Since there is therefore no hope from within, let us look only to our God and Father, but not, craftily, to ourselves. Our humble prayer, serious and heartfelt, should be that God might be “adapting [us] to every good work to do His will, doing in us what is well pleasing in His sight, through Jesus Christ, to Whom be the glory for the eons of the eons. Amen!” (cp Heb.13:20, 21). It is glorious to know that we are making our requests known to One Who is able. And so, to the One “Who is able to do superexcessively above all that we are requesting or apprehending, according to the power that is operating in us, to Him be the glory in the ecclesia and in Christ Jesus for all the generations of the eon of the eons! Amen”! (Eph.3:20,21). Only thus can our outlook and attitude accord with the truth. May God enable us to say from the heart and with understanding, even as it is written, “He who is boasting, in the Lord let him be boasting” (1 Cor. 1:31).
This is not at all to say that our efforts are not essential or that there will be nothing for us to do since it is God Who saves us from our failings. To the contrary, God graciously saves us by causing us to work, “training us that, disowning irreverence and worldly desires, we should be living sanely and justly and devoutly in the current eon” (Titus 2:11,12). But our efforts are merely a product; they are the means through which God saves us. We contribute nothing.
It is not a question of our discipline and volition, but of pride and self-reliance concerning our discipline and volition, of boasting in the flesh instead of glorying in the transforming power of God. As long as we continue to see ourselves, in a final sense, as the key to anything, we will remain proud, antagonistic to “the grace of God in truth” (Col.1:6).

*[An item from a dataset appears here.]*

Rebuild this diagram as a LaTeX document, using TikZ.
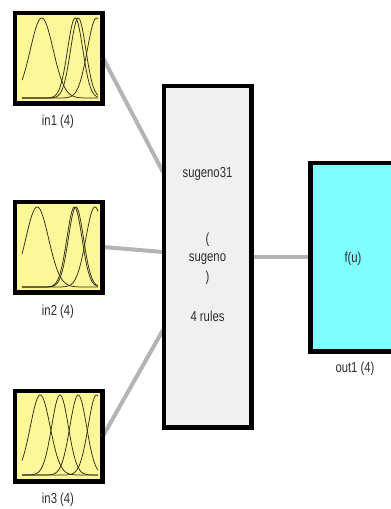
\documentclass[tikz,border=0pt]{standalone}
\usepackage{fontspec}
\setmainfont{Liberation Sans}
\usepackage{graphicx}
\definecolor{mfyellow}{RGB}{252,248,154}
\definecolor{sysgray}{RGB}{240,240,240}
\definecolor{outcyan}{RGB}{128,255,255}
\definecolor{wire}{RGB}{180,180,180}
\definecolor{txt}{RGB}{45,45,45}
\definecolor{curve}{RGB}{50,45,20}
\newcommand\lbl[1]{\scalebox{0.78}[1]{\fontsize{14.5}{16}\selectfont #1}}
\newcommand\mfbells[3]{%
  \foreach \m/\s in {#3}{%
    \draw[curve, line width=0.75pt] plot[domain=0:1, samples=80, smooth]
      ({#1 + 76*\x}, {#2 - 80*exp(-((\x-\m)*(\x-\m))/(2*\s*\s))});
  }%
}
\begin{document}
\begin{tikzpicture}[x=1pt, y=-1pt,
  inbox/.style={draw=black, line width=3pt, fill=mfyellow, minimum width=86pt, minimum height=89pt, inner sep=0pt},
  sysbox/.style={draw=black, line width=3pt, fill=sysgray, minimum width=86pt, minimum height=340pt, inner sep=0pt},
  outbox/.style={draw=black, line width=3pt, fill=outcyan, minimum width=86pt, minimum height=187pt, inner sep=0pt},
  lab/.style={text=txt, inner sep=0pt},
  conn/.style={draw=wire, line width=4pt}
]
\useasboundingbox (0,0) rectangle (391,509);
\fill[white] (0,0) rectangle (391,509);

\node[sysbox] (sys) at (207.5,256.5) {};
\node[inbox] (in1) at (58.5,58) {};
\node[inbox] (in2) at (58.5,247) {};
\node[inbox] (in3) at (58.5,436) {};
\node[outbox] (out) at (354,257) {};

\coordinate (s1) at ([yshift=84.5pt]sys.west);
\coordinate (s2) at ([yshift=4.5pt]sys.west);
\coordinate (s3) at ([yshift=-73.5pt]sys.west);
\draw[conn] (in1.east) -- (s1);
\draw[conn] (in2.east) -- (s2);
\draw[conn] (in3.east) -- (s3);
\draw[conn] (sys.east) -- (sys.east -| out.west);

% borders over wire ends
\draw[black, line width=3pt] (sys.south west) rectangle (sys.north east);
\draw[black, line width=3pt] (in1.south west) rectangle (in1.north east);
\draw[black, line width=3pt] (in2.south west) rectangle (in2.north east);
\draw[black, line width=3pt] (in3.south west) rectangle (in3.north east);
\draw[black, line width=3pt] (out.south west) rectangle (out.north east);

% membership functions
\mfbells{22}{98}{0.26/0.15, 0.70/0.10, 0.74/0.10, 0.98/0.12}
\mfbells{22}{287}{0.20/0.15, 0.69/0.10, 0.71/0.10, 0.96/0.12}
\mfbells{22}{475}{0.24/0.13, 0.50/0.11, 0.74/0.11, 0.98/0.11}

% labels
\node[lab] (l1) at (58,122) {\lbl{in1 (4)}};
\node[lab] (l2) at (58,312) {\lbl{in2 (4)}};
\node[lab] (l3) at (58,500) {\lbl{in3 (4)}};
\node[lab] (t1) at (207.5,174) {\lbl{sugeno31}};
\node[lab] (t2) at (207.5,240) {\lbl{(}};
\node[lab] (t3) at (207.5,259) {\lbl{sugeno}};
\node[lab] (t4) at (207.5,278) {\lbl{)}};
\node[lab] (t5) at (207.5,316) {\lbl{4 rules}};
\node[lab] (fu) at (353,259) {\lbl{f(u)}};
\node[lab] (lo) at (355,369) {\lbl{out1 (4)}};
\end{tikzpicture}
\end{document}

It is one thing to conceive of ourselves, in a dutiful sense and relatively speaking, as “cooperating” with the Lord Jesus, as He leads us into paths of better service. It is quite another, however, proudly to fancy ourselves to be so utterly independent of the Supreme Deity Himself, the God of our Lord Jesus Christ, that even He is at a loss to change our will or walk without our help.
Christ is the Head of the ecclesia, and He is the Saviour of the body (Eph.5:23). He “gives Himself up for its sake that He should be hallowing it, cleansing it in the bath of the water ([that is,] with His declaration) that He should be presenting to Himself a glorious ecclesia, not having spot or wrinkle or any such things, but that it may be holy and flawless” (Eph.5:25-27). He is “nurturing and cherishing” the members of the ecclesia, “ . . . for we are members of His body” (Eph.5:30). Though the course is often arduous, slow, and disappointing, nonetheless, the entire ecclesia is growing in the growth of God (Col.2:19). We will be made to stand, for the Lord is able to make us stand (Rom.14: 4). And it is by the power of these words of faith, because of their influence upon us, that we are learning to be choosing what is choice.